Out-of-bounds memory accesses: When your C++ program starts, the OS sets memory bounds on your behalf into the CPU. If your program tries to access memory outside those bounds, the CPU raises a hardware interrupt. The OS, as it handles the interrupt, can tell you that your program has misbehaved. This is what happens when you try to dereference a NULL pointer, for example.
Your assembly-language program, though, can try to read or write from/into whatever memory it feels like. If your program is polite and was started by the OS in the usual way, then the OS can catch that error. But if your program is evil and somehow started outside the purview of the OS, it can do some real damage.
Memory Leaks: Sorry, nobody can help you here.
Upvotes: 2
Reputation: 81389
OSes don´t generally protect from memory leaks in your program; but once your application ends all its memory is reclaimed.

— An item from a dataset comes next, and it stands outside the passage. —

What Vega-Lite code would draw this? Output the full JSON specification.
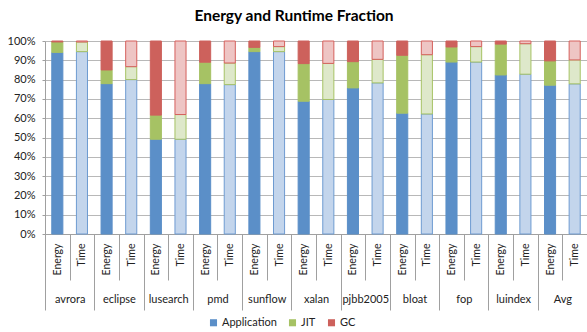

If your application never ended, then the OS would eventually get into trouble when it runs out of memory.
Regarding stack overflows, they can detect that you have gone through your stack size. A posibility is to flag a few pages after the stack as protected memory, if you try to access it then you will get a segfault and your program will be terminated.
Upvotes: 2
Reputation: 263577
Briefly: Memory management.
Typically each process is allocated a limited (but usually adjustable) amount of stack space, so a single process can't use up enough to cause problems for the system as a whole.
And if a process attempts to access memory outside what's been allocated for it, that will (at worst) crash the process itself; this frees up the resources allocated for that process without stepping on other processes.